• Exercise details
Retype the opening lines of the listing below, ending with the line that contains "import seaborn as sns", and leave out any pictures.
....................
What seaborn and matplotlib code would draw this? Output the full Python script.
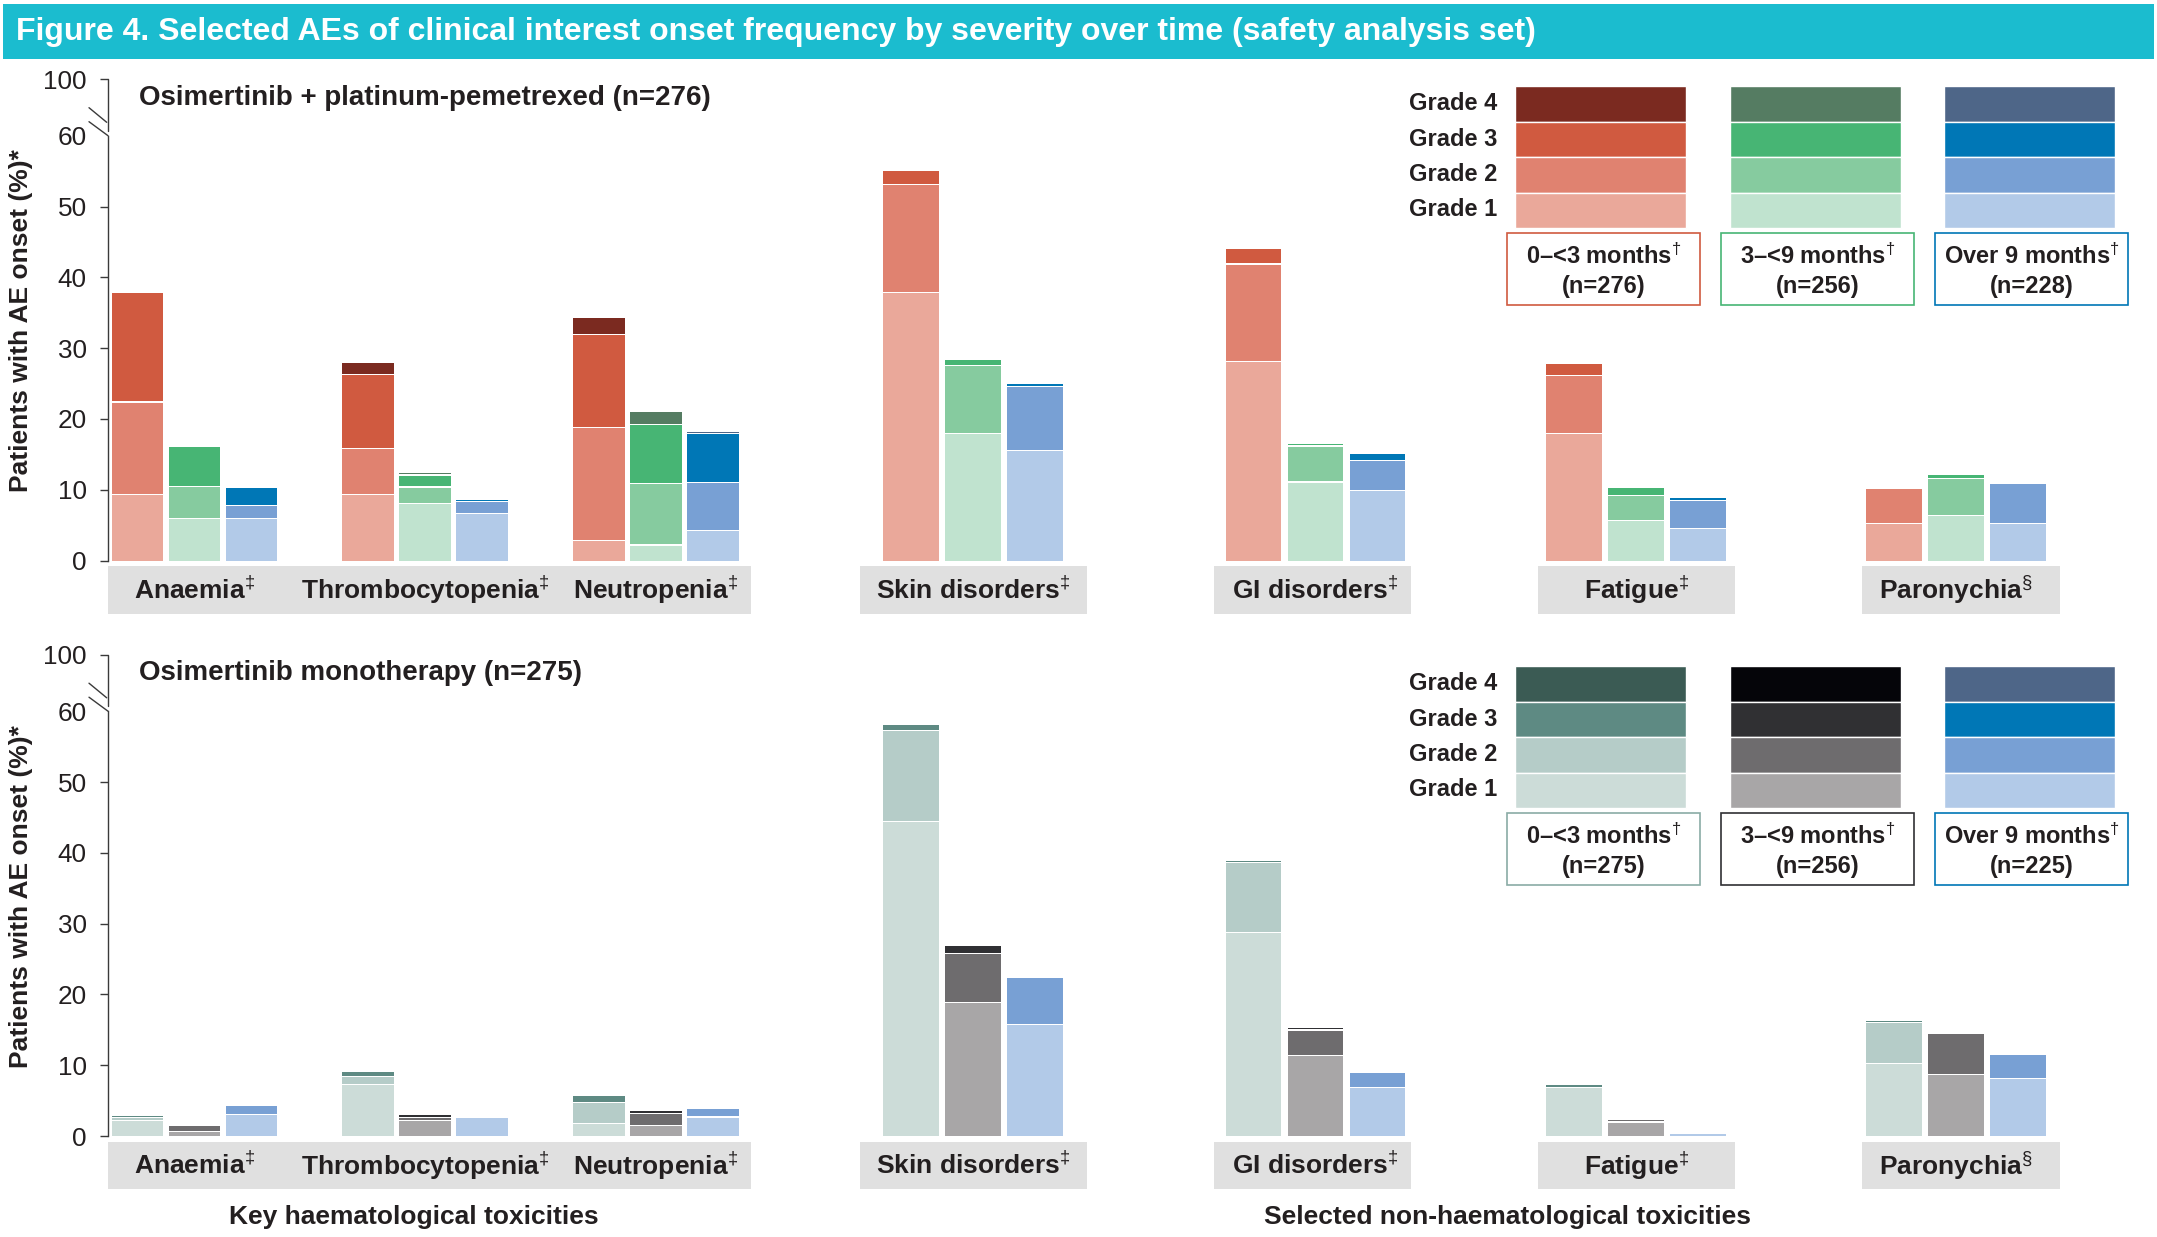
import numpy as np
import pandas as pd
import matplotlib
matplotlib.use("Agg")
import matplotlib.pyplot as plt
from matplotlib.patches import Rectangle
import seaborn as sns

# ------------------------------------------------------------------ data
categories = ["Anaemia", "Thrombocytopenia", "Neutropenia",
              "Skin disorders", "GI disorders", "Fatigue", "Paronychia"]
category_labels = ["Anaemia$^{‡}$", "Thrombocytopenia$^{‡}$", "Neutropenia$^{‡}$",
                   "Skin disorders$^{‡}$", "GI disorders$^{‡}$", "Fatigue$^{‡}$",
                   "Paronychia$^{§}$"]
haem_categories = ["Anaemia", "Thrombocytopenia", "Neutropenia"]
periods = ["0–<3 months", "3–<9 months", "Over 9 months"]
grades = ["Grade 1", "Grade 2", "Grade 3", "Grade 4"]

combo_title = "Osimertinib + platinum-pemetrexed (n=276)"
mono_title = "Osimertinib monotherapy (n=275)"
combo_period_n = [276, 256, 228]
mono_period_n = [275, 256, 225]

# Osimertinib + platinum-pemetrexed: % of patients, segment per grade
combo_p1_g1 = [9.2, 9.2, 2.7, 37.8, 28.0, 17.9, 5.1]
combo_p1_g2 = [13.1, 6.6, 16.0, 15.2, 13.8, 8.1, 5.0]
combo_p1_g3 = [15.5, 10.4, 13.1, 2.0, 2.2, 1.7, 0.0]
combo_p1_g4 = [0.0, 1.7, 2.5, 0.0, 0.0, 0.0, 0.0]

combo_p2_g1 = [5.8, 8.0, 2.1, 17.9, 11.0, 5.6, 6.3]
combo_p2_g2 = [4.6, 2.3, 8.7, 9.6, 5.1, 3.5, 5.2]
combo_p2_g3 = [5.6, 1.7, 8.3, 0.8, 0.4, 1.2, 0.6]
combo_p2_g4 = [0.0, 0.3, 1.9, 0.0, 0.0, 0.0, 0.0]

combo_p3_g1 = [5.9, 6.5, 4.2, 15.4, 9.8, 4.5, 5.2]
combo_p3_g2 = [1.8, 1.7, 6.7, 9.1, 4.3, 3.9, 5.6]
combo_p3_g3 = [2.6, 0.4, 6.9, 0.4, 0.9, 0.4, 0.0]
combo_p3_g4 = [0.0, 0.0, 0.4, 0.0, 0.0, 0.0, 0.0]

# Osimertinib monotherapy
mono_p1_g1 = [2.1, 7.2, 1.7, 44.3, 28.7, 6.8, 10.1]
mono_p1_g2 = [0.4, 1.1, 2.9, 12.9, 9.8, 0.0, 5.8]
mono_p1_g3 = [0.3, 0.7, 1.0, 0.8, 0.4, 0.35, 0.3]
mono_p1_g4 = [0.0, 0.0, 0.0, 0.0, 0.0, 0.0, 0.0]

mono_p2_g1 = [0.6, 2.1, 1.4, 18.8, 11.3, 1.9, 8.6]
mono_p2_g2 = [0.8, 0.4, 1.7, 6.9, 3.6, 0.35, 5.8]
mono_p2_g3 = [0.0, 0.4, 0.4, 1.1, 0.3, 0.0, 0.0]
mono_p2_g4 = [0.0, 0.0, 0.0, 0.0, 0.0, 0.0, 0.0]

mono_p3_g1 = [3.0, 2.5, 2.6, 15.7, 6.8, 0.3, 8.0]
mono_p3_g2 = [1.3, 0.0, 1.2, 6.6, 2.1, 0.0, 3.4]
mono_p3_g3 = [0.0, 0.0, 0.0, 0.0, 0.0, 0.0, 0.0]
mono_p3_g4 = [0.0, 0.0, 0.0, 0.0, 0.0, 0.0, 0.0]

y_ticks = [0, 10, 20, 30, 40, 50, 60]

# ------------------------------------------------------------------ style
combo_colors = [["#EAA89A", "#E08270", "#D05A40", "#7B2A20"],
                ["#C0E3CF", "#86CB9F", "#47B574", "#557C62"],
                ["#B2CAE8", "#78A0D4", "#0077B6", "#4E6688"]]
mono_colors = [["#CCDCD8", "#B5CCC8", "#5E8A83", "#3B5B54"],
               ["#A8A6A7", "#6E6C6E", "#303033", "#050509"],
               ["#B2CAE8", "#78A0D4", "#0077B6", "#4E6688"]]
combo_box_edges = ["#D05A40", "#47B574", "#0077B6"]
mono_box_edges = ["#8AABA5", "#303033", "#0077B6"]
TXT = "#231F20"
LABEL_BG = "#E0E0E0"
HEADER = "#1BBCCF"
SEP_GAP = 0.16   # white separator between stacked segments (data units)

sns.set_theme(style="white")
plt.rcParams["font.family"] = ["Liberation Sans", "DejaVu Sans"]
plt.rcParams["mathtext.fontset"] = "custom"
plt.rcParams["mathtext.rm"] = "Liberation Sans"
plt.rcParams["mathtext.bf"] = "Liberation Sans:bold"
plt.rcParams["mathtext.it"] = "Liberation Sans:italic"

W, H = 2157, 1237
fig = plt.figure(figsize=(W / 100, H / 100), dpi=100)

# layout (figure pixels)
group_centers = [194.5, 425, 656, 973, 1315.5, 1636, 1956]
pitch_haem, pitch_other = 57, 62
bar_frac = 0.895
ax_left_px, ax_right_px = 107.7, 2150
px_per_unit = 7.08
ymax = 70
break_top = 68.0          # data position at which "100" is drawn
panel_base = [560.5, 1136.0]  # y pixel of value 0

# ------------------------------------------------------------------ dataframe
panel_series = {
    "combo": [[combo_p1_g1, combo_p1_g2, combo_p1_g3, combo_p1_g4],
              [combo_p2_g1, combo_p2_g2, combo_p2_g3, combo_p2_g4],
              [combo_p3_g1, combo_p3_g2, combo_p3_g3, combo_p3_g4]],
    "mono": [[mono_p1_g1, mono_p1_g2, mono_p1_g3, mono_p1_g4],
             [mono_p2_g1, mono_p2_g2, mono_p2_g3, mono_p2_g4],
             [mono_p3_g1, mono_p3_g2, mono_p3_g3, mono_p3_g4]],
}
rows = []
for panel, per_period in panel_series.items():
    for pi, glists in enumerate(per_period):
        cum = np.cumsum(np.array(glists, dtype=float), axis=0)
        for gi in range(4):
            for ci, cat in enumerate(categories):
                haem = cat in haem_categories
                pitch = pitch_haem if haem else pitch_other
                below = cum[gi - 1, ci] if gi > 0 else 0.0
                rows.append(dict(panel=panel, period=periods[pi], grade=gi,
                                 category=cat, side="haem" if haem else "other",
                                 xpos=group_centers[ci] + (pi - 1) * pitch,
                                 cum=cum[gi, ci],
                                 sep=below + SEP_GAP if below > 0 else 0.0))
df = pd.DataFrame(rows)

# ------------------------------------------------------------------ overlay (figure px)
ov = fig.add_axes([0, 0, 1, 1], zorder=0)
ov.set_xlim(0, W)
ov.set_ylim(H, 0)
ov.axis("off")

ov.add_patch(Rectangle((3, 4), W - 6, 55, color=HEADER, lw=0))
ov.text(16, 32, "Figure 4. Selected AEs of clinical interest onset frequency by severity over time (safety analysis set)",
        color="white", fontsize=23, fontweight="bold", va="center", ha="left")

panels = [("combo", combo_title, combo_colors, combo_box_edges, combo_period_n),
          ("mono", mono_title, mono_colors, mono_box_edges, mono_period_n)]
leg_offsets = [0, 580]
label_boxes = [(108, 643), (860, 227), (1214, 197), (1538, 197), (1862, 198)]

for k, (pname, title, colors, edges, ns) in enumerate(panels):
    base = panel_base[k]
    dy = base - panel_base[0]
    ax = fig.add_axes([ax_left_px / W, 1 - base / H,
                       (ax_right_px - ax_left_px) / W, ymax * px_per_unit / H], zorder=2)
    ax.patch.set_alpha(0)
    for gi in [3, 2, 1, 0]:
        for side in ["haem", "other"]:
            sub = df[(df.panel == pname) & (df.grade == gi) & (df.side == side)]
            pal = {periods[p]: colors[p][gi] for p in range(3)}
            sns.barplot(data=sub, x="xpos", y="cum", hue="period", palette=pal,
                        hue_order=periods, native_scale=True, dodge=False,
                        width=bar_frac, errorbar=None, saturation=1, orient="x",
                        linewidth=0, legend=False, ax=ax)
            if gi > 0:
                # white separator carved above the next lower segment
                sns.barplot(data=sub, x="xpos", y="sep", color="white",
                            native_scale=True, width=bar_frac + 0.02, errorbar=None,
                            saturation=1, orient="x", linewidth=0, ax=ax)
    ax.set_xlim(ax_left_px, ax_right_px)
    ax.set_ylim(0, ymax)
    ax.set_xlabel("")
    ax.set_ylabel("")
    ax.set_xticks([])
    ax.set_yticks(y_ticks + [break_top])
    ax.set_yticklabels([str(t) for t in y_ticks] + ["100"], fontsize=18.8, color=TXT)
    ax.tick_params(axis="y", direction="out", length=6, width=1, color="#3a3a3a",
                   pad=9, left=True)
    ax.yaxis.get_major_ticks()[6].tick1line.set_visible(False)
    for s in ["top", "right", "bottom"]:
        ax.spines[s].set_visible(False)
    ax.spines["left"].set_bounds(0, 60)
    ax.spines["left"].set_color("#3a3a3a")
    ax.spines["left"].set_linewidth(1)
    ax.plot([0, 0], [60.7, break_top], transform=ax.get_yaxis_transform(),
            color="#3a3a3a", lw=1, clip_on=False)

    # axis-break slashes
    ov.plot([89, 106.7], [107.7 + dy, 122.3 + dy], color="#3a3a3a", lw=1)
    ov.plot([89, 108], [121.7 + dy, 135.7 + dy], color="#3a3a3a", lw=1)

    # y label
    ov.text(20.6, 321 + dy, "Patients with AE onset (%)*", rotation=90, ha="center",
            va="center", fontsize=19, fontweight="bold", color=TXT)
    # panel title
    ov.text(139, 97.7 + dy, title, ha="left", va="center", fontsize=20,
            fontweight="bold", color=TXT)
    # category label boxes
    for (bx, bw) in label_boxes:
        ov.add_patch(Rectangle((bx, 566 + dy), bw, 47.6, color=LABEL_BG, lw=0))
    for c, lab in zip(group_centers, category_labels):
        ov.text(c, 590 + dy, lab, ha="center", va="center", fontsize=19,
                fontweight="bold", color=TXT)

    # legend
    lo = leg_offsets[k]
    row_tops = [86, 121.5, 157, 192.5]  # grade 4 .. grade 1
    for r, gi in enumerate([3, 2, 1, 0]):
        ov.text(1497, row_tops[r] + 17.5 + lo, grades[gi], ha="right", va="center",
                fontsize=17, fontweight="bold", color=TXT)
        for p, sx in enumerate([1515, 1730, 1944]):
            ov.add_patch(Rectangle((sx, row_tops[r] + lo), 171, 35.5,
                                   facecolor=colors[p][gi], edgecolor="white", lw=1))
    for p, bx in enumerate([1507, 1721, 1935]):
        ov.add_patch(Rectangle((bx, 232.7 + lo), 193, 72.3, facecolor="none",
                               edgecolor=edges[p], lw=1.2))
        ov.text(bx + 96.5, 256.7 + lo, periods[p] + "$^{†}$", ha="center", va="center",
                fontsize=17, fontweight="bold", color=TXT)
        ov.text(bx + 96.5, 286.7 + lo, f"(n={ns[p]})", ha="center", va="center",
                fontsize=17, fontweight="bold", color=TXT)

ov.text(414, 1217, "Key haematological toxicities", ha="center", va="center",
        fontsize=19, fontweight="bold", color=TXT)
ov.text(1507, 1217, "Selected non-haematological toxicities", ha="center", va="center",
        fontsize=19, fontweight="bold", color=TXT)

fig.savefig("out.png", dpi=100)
....................
• Written solution
What seaborn and matplotlib code would draw this? Output the full Python script.
import numpy as np
import pandas as pd
import matplotlib
matplotlib.use("Agg")
import matplotlib.pyplot as plt
from matplotlib.patches import Rectangle
import seaborn as sns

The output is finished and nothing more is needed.